Here we will analyze the computational complexity of the Transformer. One of the main drawbacks of this architecture is that the time and memory complexity scales poorly with respect to input length. This is particularly problematic for summarization as long document summarization can become prohibitively expensive.

**Q8:** Which component of the Transformer does the poor complexity problems mentioned above referred to? Explain why this is the case.

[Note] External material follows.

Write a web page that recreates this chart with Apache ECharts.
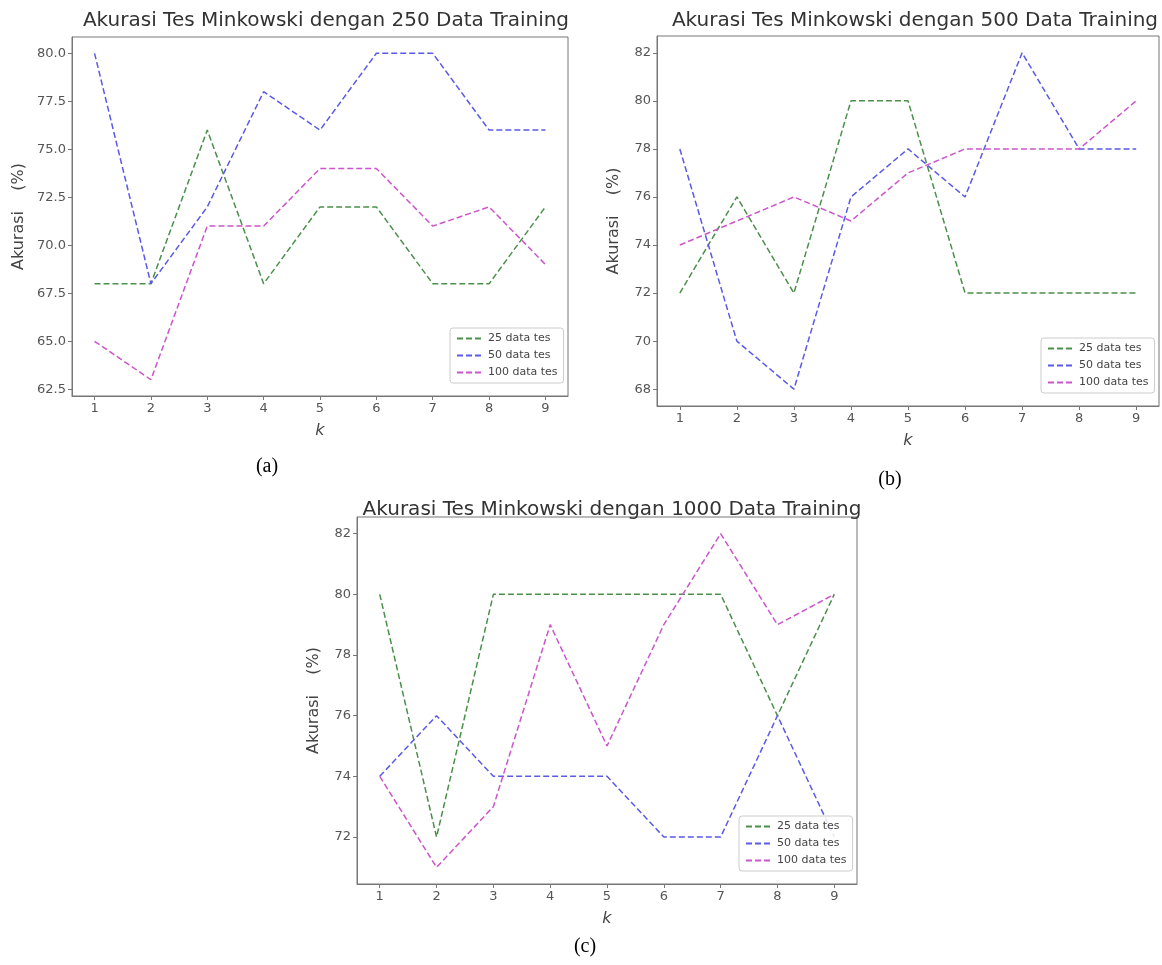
<!DOCTYPE html>
<html>
<head>
<meta charset="utf-8">
<script src="https://cdn.jsdelivr.net/npm/echarts@6/dist/echarts.min.js"></script>
<style>
  html, body { margin: 0; padding: 0; background: #fff; }
  #chart { width: 1162px; height: 965px; }
</style>
</head>
<body>
<div id="chart"></div>
<script>
// k values and tick labels
const kValues = [1, 2, 3, 4, 5, 6, 7, 8, 9]
const seriesNames = ['25 data tes', '50 data tes', '100 data tes']

// (a) 250 data training
const acc250_25 = [68, 68, 76, 68, 72, 72, 68, 68, 72]
const acc250_50 = [80, 68, 72, 78, 76, 80, 80, 76, 76]
const acc250_100 = [65, 63, 71, 71, 74, 74, 71, 72, 69]
const ticks250 = [62.5, 65, 67.5, 70, 72.5, 75, 77.5, 80]

// (b) 500 data training
const acc500_25 = [72, 76, 72, 80, 80, 72, 72, 72, 72]
const acc500_50 = [78, 70, 68, 76, 78, 76, 82, 78, 78]
const acc500_100 = [74, 75, 76, 75, 77, 78, 78, 78, 80]
const ticks500 = [68, 70, 72, 74, 76, 78, 80, 82]

// (c) 1000 data training
const acc1000_25 = [80, 72, 80, 80, 80, 80, 80, 76, 80]
const acc1000_50 = [74, 76, 74, 74, 74, 72, 72, 76, 72]
const acc1000_100 = [74, 71, 73, 79, 75, 79, 82, 79, 80]
const ticks1000 = [72, 74, 76, 78, 80, 82]

const colors = ['#4a8f4a', '#5a5ae6', '#cc55cc']

const panels = [
  { title: 'Akurasi Tes Minkowski dengan 250 Data Training', caption: '(a)',
    data: [acc250_25, acc250_50, acc250_100], ticks: ticks250, decimals: 1,
    grid: { left: 72, top: 37, width: 496, height: 359 }, titleX: 321, titleY: 6,
    capX: 262, capY: 452, nameGap: 45 },
  { title: 'Akurasi Tes Minkowski dengan 500 Data Training', caption: '(b)',
    data: [acc500_25, acc500_50, acc500_100], ticks: ticks500, decimals: 0,
    grid: { left: 657, top: 36, width: 502, height: 370 }, titleX: 910, titleY: 6,
    capX: 885, capY: 465, nameGap: 35 },
  { title: 'Akurasi Tes Minkowski dengan 1000 Data Training', caption: '(c)',
    data: [acc1000_25, acc1000_50, acc1000_100], ticks: ticks1000, decimals: 0,
    grid: { left: 357, top: 517, width: 500, height: 367 }, titleX: 607, titleY: 495,
    capX: 580, capY: 932, nameGap: 35 }
]

function range(arrs) {
  const all = arrs.flat()
  const lo = Math.min(...all)
  const hi = Math.max(...all)
  const pad = (hi - lo) * 0.05
  return [lo - pad, hi + pad]
}

const option = {
  animation: false,
  title: [],
  legend: [],
  grid: [],
  xAxis: [],
  yAxis: [],
  series: []
}

panels.forEach((p, i) => {
  const [yMin, yMax] = range(p.data)
  option.title.push({
    text: p.title, left: p.titleX, top: p.titleY, textAlign: 'center',
    textStyle: { fontFamily: 'DejaVu Sans', fontSize: 20, fontWeight: 'normal', color: '#333' }
  })
  option.title.push({
    text: p.caption, left: p.capX, top: p.capY, textAlign: 'center',
    textStyle: { fontFamily: 'Liberation Serif', fontSize: 20, fontWeight: 'normal', color: '#000' }
  })
  option.grid.push({
    ...p.grid, show: true, borderColor: '#777', borderWidth: 1, backgroundColor: '#fff'
  })
  option.xAxis.push({
    type: 'value', gridIndex: i, min: 0.6, max: 9.4,
    name: 'k', nameLocation: 'middle', nameGap: 27,
    nameTextStyle: { fontFamily: 'DejaVu Sans', fontSize: 16, fontStyle: 'italic', color: '#444' },
    axisLine: { show: true, lineStyle: { color: '#777' } },
    axisTick: { show: true, length: 4, lineStyle: { color: '#777' }, customValues: kValues },
    axisLabel: { fontFamily: 'DejaVu Sans', fontSize: 13, color: '#555', margin: 6, customValues: kValues },
    splitLine: { show: false }
  })
  option.yAxis.push({
    type: 'value', gridIndex: i, min: yMin, max: yMax,
    name: 'Akurasi    (%)', nameLocation: 'middle', nameGap: p.nameGap,
    nameTextStyle: { fontFamily: 'DejaVu Sans', fontSize: 16, color: '#444' },
    axisLine: { show: true, lineStyle: { color: '#777' } },
    axisTick: { show: true, length: 4, lineStyle: { color: '#777' }, customValues: p.ticks },
    axisLabel: {
      fontFamily: 'DejaVu Sans', fontSize: 13, color: '#555', margin: 6, customValues: p.ticks,
      formatter: v => v.toFixed(p.decimals)
    },
    splitLine: { show: false }
  })
  p.data.forEach((arr, s) => {
    option.series.push({
      name: seriesNames[s], type: 'line', xAxisIndex: i, yAxisIndex: i,
      data: kValues.map((k, j) => [k, arr[j]]),
      symbol: 'none', showSymbol: false, color: colors[s],
      lineStyle: { type: [6, 3], width: 1.5, color: colors[s] }
    })
  })
  const g = p.grid
  option.legend.push({
    data: seriesNames, orient: 'vertical',
    left: g.left + g.width - 118, top: g.top + g.height - 68,
    backgroundColor: 'rgba(255,255,255,0.85)', borderColor: '#ccc', borderWidth: 1, borderRadius: 3,
    padding: [5, 6], itemGap: 6, itemWidth: 26, itemHeight: 10,
    itemStyle: { opacity: 0, borderWidth: 0 },
    textStyle: { fontFamily: 'DejaVu Sans', fontSize: 11, color: '#444' }
  })
})

const chart = echarts.init(document.getElementById('chart'))
chart.setOption(option)
</script>
</body>
</html>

**Q9:** We will profile the time complexity of T5 for different input sequence lengths. Complete the function below which will plot the time of T5's forward pass. You can use the inbuilt pytorch profiler or a simpler method (e.g. `time.time`) as you prefer.
- We will first do this up to 512 tokens on a log base 2 scale (i.e. 1, 2, 4, 8, ... 512)
- Do this for the encoder (holding decoder input length fixed) and the decoder (holding encoder input length fixed)

In [None]:
from time import time
import matplotlib.pyplot as plt

def profile_seq2seq(model, max_len, batch_size=1):
    # Create dummy input tensors
    base_encoder_input = torch.tensor([[10]]).cuda()
    base_decoder_input = torch.tensor([[10]]).cuda()
    # Make a larger batch to make trends more evident
    base_encoder_input = base_encoder_input.repeat(batch_size,1)
    base_decoder_input = base_decoder_input.repeat(batch_size,1)
    
    ## YOUR CODE HERE ##

profile_seq2seq(model, 512, 1)

The above plots may or may not show an upward trajectory. Now try again with a larger batch size (e.g. 8). Now they should show an upward slope as the forward pass becomes more expensive relative to other overheads.